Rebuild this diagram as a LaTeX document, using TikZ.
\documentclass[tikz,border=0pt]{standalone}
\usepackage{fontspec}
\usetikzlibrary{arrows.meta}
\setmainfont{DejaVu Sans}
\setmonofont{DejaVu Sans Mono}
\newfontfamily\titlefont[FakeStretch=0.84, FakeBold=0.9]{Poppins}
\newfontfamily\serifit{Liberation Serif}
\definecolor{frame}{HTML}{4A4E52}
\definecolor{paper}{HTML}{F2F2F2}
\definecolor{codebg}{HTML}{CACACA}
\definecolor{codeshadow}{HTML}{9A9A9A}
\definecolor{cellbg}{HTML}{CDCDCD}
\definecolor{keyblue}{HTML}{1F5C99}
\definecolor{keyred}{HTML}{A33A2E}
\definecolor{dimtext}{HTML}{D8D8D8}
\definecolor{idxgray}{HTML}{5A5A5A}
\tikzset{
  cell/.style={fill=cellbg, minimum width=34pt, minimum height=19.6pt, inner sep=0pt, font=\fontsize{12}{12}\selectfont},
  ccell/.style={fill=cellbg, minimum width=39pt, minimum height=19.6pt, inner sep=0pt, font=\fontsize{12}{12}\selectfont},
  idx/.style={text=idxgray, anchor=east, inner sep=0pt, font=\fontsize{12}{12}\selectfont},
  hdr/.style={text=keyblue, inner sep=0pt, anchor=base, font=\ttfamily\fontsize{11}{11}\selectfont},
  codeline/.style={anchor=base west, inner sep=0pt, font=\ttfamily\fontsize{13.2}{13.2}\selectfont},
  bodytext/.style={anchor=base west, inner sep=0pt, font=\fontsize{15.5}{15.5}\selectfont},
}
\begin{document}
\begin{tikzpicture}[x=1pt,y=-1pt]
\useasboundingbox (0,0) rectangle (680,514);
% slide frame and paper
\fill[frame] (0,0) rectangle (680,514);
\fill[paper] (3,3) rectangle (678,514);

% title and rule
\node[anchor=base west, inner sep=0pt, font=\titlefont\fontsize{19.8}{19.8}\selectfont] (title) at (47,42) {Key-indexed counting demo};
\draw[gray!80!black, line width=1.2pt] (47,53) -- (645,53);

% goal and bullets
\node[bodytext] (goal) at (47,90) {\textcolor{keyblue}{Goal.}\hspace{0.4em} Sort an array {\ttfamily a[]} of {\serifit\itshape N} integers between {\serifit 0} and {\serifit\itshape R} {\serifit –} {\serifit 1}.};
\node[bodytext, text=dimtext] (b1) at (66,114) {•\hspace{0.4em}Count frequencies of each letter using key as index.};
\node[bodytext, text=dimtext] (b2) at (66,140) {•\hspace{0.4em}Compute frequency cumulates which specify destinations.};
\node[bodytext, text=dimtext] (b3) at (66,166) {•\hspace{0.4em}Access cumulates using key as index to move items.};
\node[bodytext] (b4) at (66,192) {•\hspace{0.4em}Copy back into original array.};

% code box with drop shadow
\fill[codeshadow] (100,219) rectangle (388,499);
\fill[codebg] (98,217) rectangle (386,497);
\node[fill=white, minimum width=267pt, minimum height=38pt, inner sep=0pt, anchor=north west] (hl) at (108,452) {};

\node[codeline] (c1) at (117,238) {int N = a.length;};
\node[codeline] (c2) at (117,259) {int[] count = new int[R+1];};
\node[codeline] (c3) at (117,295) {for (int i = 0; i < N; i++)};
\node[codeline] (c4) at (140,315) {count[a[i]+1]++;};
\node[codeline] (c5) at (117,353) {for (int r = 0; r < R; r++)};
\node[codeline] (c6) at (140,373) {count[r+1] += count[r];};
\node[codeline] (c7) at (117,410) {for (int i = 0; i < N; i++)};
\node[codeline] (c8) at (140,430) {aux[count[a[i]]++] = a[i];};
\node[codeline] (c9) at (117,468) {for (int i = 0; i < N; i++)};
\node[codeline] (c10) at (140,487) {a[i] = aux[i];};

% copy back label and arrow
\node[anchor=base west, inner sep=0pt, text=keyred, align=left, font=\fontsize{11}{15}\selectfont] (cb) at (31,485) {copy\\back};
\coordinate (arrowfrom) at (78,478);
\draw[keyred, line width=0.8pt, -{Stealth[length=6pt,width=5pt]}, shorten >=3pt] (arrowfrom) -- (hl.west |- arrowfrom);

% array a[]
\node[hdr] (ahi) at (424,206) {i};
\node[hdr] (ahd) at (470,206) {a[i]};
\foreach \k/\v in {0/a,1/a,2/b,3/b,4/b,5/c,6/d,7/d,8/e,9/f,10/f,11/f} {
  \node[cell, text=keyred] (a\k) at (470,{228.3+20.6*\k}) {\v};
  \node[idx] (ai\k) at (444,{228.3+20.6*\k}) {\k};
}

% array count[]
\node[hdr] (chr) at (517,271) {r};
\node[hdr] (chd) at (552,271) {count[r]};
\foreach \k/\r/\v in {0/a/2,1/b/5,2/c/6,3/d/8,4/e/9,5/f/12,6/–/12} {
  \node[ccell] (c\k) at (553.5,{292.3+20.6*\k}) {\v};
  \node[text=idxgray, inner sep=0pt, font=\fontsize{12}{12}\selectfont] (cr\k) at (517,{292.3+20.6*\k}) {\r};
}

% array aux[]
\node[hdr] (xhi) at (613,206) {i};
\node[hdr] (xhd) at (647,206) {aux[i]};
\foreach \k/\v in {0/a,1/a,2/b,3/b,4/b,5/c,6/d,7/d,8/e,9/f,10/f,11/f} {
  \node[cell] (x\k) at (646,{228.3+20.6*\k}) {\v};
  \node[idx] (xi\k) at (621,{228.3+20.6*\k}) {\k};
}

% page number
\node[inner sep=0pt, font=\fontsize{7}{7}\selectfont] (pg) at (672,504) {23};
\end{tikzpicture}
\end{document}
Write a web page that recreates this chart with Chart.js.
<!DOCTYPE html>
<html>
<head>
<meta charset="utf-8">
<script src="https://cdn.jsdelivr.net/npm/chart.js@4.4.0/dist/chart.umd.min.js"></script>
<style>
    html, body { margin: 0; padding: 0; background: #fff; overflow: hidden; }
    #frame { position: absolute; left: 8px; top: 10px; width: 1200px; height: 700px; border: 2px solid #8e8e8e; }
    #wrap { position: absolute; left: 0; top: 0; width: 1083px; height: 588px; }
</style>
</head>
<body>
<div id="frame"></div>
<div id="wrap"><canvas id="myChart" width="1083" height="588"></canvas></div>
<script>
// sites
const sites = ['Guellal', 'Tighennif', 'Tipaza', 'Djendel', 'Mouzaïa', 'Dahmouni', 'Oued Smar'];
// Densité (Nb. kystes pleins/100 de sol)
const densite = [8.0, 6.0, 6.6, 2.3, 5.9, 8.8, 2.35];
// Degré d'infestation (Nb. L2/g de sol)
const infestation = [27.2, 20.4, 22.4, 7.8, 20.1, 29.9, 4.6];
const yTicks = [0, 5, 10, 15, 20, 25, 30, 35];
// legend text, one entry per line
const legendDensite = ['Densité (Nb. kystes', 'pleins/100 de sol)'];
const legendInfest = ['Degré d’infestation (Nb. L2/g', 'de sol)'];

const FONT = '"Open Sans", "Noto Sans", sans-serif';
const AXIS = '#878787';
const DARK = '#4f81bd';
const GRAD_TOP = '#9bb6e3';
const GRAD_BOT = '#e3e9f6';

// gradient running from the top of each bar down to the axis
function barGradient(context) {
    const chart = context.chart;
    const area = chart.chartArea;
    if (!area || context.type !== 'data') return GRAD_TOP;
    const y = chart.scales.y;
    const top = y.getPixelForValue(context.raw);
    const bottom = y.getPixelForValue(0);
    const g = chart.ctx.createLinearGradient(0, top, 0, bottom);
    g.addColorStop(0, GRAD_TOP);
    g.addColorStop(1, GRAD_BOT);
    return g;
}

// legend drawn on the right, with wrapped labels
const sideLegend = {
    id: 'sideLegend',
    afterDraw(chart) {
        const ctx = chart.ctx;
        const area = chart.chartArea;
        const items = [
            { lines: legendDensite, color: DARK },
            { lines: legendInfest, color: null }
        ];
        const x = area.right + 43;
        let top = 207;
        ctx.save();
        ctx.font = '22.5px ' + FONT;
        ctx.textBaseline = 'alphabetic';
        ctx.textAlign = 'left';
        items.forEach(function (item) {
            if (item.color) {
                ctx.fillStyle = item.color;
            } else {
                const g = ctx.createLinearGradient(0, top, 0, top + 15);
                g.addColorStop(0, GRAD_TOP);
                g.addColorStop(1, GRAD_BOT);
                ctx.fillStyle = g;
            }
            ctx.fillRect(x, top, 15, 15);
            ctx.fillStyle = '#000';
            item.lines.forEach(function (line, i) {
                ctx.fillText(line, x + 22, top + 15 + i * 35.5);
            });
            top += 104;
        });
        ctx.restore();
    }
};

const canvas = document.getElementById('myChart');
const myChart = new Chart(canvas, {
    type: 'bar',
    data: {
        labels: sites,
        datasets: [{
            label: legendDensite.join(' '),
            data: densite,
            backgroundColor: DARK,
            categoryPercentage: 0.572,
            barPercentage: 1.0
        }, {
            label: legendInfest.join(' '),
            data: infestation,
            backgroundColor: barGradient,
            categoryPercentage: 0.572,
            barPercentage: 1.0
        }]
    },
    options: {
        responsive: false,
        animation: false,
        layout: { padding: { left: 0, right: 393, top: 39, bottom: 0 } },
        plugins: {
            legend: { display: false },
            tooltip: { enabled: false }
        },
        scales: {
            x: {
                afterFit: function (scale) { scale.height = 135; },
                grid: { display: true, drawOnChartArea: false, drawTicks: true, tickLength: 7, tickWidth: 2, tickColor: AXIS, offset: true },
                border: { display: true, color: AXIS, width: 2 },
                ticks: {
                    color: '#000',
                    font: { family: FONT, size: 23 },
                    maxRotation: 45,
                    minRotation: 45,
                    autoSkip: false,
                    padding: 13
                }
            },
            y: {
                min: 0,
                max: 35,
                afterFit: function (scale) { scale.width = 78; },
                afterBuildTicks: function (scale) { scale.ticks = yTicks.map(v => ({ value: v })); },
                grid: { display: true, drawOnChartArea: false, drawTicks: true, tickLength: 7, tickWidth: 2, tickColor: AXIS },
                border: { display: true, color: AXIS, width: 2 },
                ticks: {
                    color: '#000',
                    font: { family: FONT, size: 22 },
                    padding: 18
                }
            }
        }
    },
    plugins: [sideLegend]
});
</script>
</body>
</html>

• • • • • • •

* **What you need to do**
In the listing above, how many lines hold the word "page"? Give the number and nothing more.

* **Output below**
2